Otra flecha dorada de María Gainza
María Gainza no da entrevistas. Bueno, sí: responde preguntas por escrito, lo que prácticamente restringe la posibilidad de una conversación y la aparición de asuntos periféricos al tema en cuestión. En este caso, “el tema” sería la publicación de Un puñado de flechas (Anagrama), que llegó después de El nervio óptico y La luz negra, acaso una trilogía donde arte, literatura y biografía se entraman de manera inseparable e irresistible. Más que una característica de los libros de esta autora, a estas alturas, esa es una forma de escribir.

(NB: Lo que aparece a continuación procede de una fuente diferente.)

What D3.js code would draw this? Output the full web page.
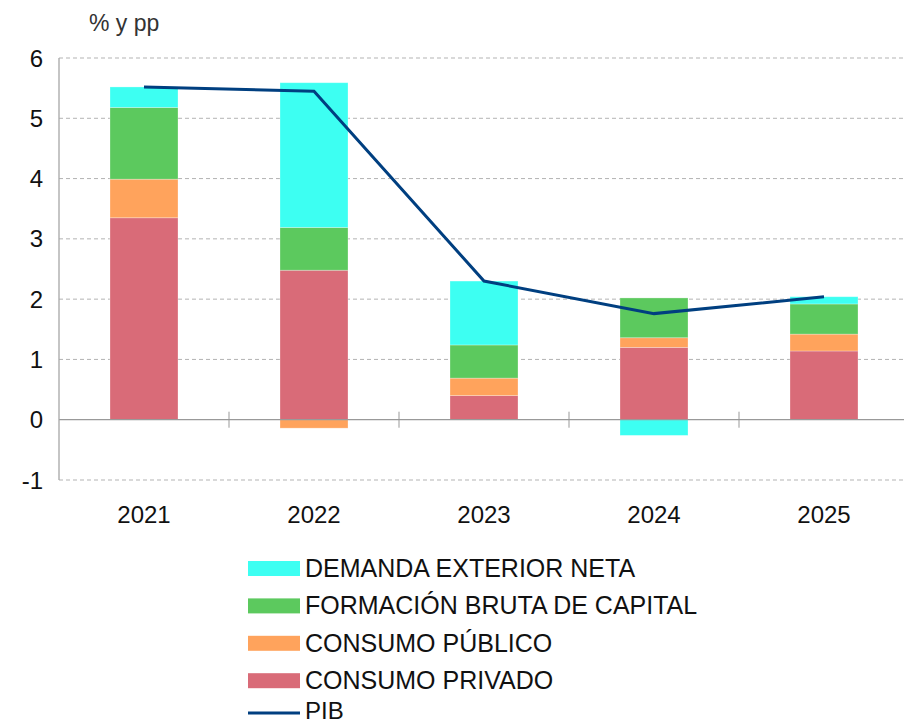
<!DOCTYPE html>
<html>
<head>
<meta charset="utf-8">
<script src="https://cdn.jsdelivr.net/npm/d3@7"></script>
<style>
  body { margin: 0; background: #fff; }
  text { font-family: "Liberation Sans", Arial, sans-serif; fill: #111; }
</style>
</head>
<body>
<script>
// data (% y pp)
var years = ["2021", "2022", "2023", "2024", "2025"];
var consumoPrivado = [3.35, 2.48, 0.40, 1.20, 1.14];
var consumoPublico = [0.64, -0.14, 0.29, 0.16, 0.28];
var formacionBruta = [1.19, 0.71, 0.55, 0.66, 0.50];
var demandaExterior = [0.34, 2.40, 1.06, -0.26, 0.12];
var pib = [5.52, 5.45, 2.30, 1.76, 2.04];
var yTicks = [-1, 0, 1, 2, 3, 4, 5, 6];

var seriesNames = ["CONSUMO PRIVADO", "CONSUMO PÚBLICO", "FORMACIÓN BRUTA DE CAPITAL", "DEMANDA EXTERIOR NETA"];
var seriesKeys = ["cp", "cpu", "fbk", "den"];
var colors = ["#d96b78", "#ffa35c", "#5cc95e", "#3dfff2"];

window.onload = function() {
  var width = 904,
      height = 726;
  var left = 59, right = 909, top = 58, bottom = 480;

  var svg = d3.select("body")
    .append("svg")
    .attr("width", width)
    .attr("height", height);

  // build rows for the stack
  var rows = years.map(function(y, i) {
    return {year: y, cp: consumoPrivado[i], cpu: consumoPublico[i], fbk: formacionBruta[i], den: demandaExterior[i]};
  });

  var stacked = d3.stack()
    .keys(seriesKeys)
    .offset(d3.stackOffsetDiverging)(rows);

  var xScale = d3.scaleBand()
    .domain(years)
    .range([left, right])
    .padding(0);

  var yScale = d3.scaleLinear()
    .domain([-1, 6])
    .range([bottom, top]);

  var barWidth = xScale.bandwidth() * 0.4;

  // gridlines
  svg.append("g")
    .selectAll("line")
    .data(yTicks.filter(function(d) { return d != 0; }))
    .enter()
    .append("line")
    .attr("x1", left)
    .attr("x2", right)
    .attr("y1", function(d) { return yScale(d); })
    .attr("y2", function(d) { return yScale(d); })
    .style("stroke", "#b3b3b3")
    .style("stroke-width", 1)
    .style("stroke-dasharray", "4,3");

  // stacked bars
  svg.append("g")
    .selectAll("g")
    .data(stacked)
    .enter()
    .append("g")
    .style("fill", function(d, i) { return colors[i]; })
    .selectAll("rect")
    .data(function(d) { return d; })
    .enter()
    .append("rect")
    .attr("x", function(d) { return xScale(d.data.year) + (xScale.bandwidth() - barWidth) / 2; })
    .attr("y", function(d) { return yScale(Math.max(d[0], d[1])); })
    .attr("width", barWidth)
    .attr("height", function(d) { return Math.abs(yScale(d[0]) - yScale(d[1])); })
    .style("stroke", "rgba(255,255,255,0.35)")
    .style("stroke-width", 0.8);

  // zero line and category ticks
  svg.append("line")
    .attr("x1", left)
    .attr("x2", right)
    .attr("y1", yScale(0))
    .attr("y2", yScale(0))
    .style("stroke", "#999")
    .style("stroke-width", 1.3);

  svg.append("g")
    .selectAll("line")
    .data(years.slice(1))
    .enter()
    .append("line")
    .attr("x1", function(d) { return xScale(d); })
    .attr("x2", function(d) { return xScale(d); })
    .attr("y1", yScale(0) - 8)
    .attr("y2", yScale(0) + 8)
    .style("stroke", "#999")
    .style("stroke-width", 1);

  // y axis line
  svg.append("line")
    .attr("x1", left)
    .attr("x2", left)
    .attr("y1", top)
    .attr("y2", bottom)
    .style("stroke", "#a6a6a6")
    .style("stroke-width", 1.3);

  // y tick labels
  svg.append("g")
    .selectAll("text")
    .data(yTicks)
    .enter()
    .append("text")
    .attr("x", 43)
    .attr("y", function(d) { return yScale(d) + 8.5; })
    .style("text-anchor", "end")
    .style("font-size", "24px")
    .text(function(d) { return d; });

  // x labels
  svg.append("g")
    .selectAll("text")
    .data(years)
    .enter()
    .append("text")
    .attr("x", function(d) { return xScale(d) + xScale.bandwidth() / 2; })
    .attr("y", 523)
    .style("text-anchor", "middle")
    .style("font-size", "24px")
    .text(function(d) { return d; });

  // unit label
  svg.append("text")
    .attr("x", 89)
    .attr("y", 31)
    .style("font-size", "23px")
    .style("fill", "#333")
    .text("% y pp");

  // PIB line
  var line = d3.line()
    .x(function(d, i) { return xScale(years[i]) + xScale.bandwidth() / 2; })
    .y(function(d) { return yScale(d); });

  svg.append("path")
    .datum(pib)
    .attr("d", line)
    .style("fill", "none")
    .style("stroke", "#003f80")
    .style("stroke-width", 3);

  // legend
  var legendOrder = [3, 2, 1, 0];
  var legend = svg.append("g")
    .attr("class", "legend");

  legend.selectAll("rect")
    .data(legendOrder)
    .enter()
    .append("rect")
    .attr("x", 248)
    .attr("y", function(d, i) { return 561 + i * 37.4; })
    .attr("width", 52)
    .attr("height", 15)
    .style("fill", function(d) { return colors[d]; });

  legend.selectAll("text")
    .data(legendOrder)
    .enter()
    .append("text")
    .attr("x", 305)
    .attr("y", function(d, i) { return 577 + i * 37.4; })
    .style("font-size", "25px")
    .text(function(d) { return seriesNames[d]; });

  // PIB entry sits a little higher so it stays inside the picture
  legend.append("line")
    .attr("x1", 248)
    .attr("x2", 300)
    .attr("y1", 713)
    .attr("y2", 713)
    .style("stroke", "#003f80")
    .style("stroke-width", 3);

  legend.append("text")
    .attr("x", 305)
    .attr("y", 719)
    .style("font-size", "24px")
    .text("PIB");
};
</script>
</body>
</html>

Fue todo un acierto, entonces, asistir a la presentación pública de este nuevo libro en la búsqueda de algunas respuestas (ya no a preguntas propias) más espontáneas, menos medidas. Ella sabe como es esto, es periodista. “Una noche me fui a dormir periodista y a la mañana me levanté escritora”, dirá la crítica de arte cuando reconozca sin reparos que el éxito le llegó demasiado rápido, que no estaba preparada y que esa súbita transformación se la debe a la generosidad de Mariana Enriquez, que un día le compartió el contacto de su agente literario en España, junto con una sugerencia: “¿Por qué no juntás todo eso que tenés escrito?”.
Ahora que ya es famosa, para escucharla la gente llega hasta la vereda de la librería Verne, en Villa Crespo, cerca de donde vive (“será por eso que accedió a venir”, bromeaban). Entre escritores –además de Enriquez, Esther Cross, Mauro Libertella–, galeristas y artistas –Orly Benzacar, Guillermo Kuitca, Cynthia Cohen–, muchos lectores a secas siguieron de pie la charla, moderada por el dueño de casa, Maximiliano Tomas, y el “académico” Patricio Fontana, que escribió un texto analítico, inteligente y divertido para abrir el encuentro. “Siempre quise tener un académico en mi mesa”, confesó Gainza, sentada en medio de ambos, con unas pocas anotaciones que mantuvo entre las manos como ayuda memoria, por si se quedaba en blanco o entraba en pánico. Los presentadores habían atravesado previamente la zona de promesas, para no encender el pudor de la autora: todo duraría no más de una hora, no se excederían en elogios. Además de ser breve (“importantísimo”, coincidieron los tres), Fontana se comprometió a no incurrir en spoilers, y pivoteó sobre una pregunta que atañe al trabajo de la “narradora y esquiva protagonista”: ¿En qué blanco dieron las fechas que hasta ahora disparó?
Tomas remarcó dos o tres cosas muy ciertas sobre los libros de Gainza, “que desafían al lector hasta llevarlo a preguntarse: ¿qué es lo que estoy leyendo?”, lo pone a googlear referencias, títulos de cuadros, a leer de manera hipervincular, lo que para muchos ya es una marca de esta era. Subrayó su “capacidad de mentir, de disfrazarse, de duplicarse”. La segunda verdad va de la mano de la anterior. Aseguró: “Uno termina los libros de María Gainza creyendo que sabe más de lo que sabía antes de empezar”. Ejemplificó con el descubrimiento de un término para referirse a la alegría que genera el bienestar de otras personas: muditā.
Así es como Gainza sorprendió en la periferia del asunto: reveló su insólita atracción por la farándula y el chisme televisivo (“la comedia humana”); reconoció que muchas veces no recuerda las cosas que escribe (o que escribe “para olvidar, para sacarse algo de encima, para drenar”); se refirió a la enfermedad, a una internación que la marcó y a un síntoma de cataratas que intempestivamente una vez casi la deja ciega (“El nervio óptico se hizo en esa situación”); contó las razones por las que Arlt y Aira le dan ganas de escribir y, al contrario, Pascal Quignard no le “enciende la mecha”.
Escribir sobre la presentación y no estrictamente del nuevo libro de Gainza es una forma de adherir al pacto antispoiler. Los quince ensayos que lo integran merecen esa delicadeza. Sí diré que, si como le confió una vez Francis Ford Coppola, el artista viene al mundo con un número limitado de flechas doradas que irá lanzando, para beneficio de todos los lectores ojalá aún le queden a ella unas cuantas en su carcaj.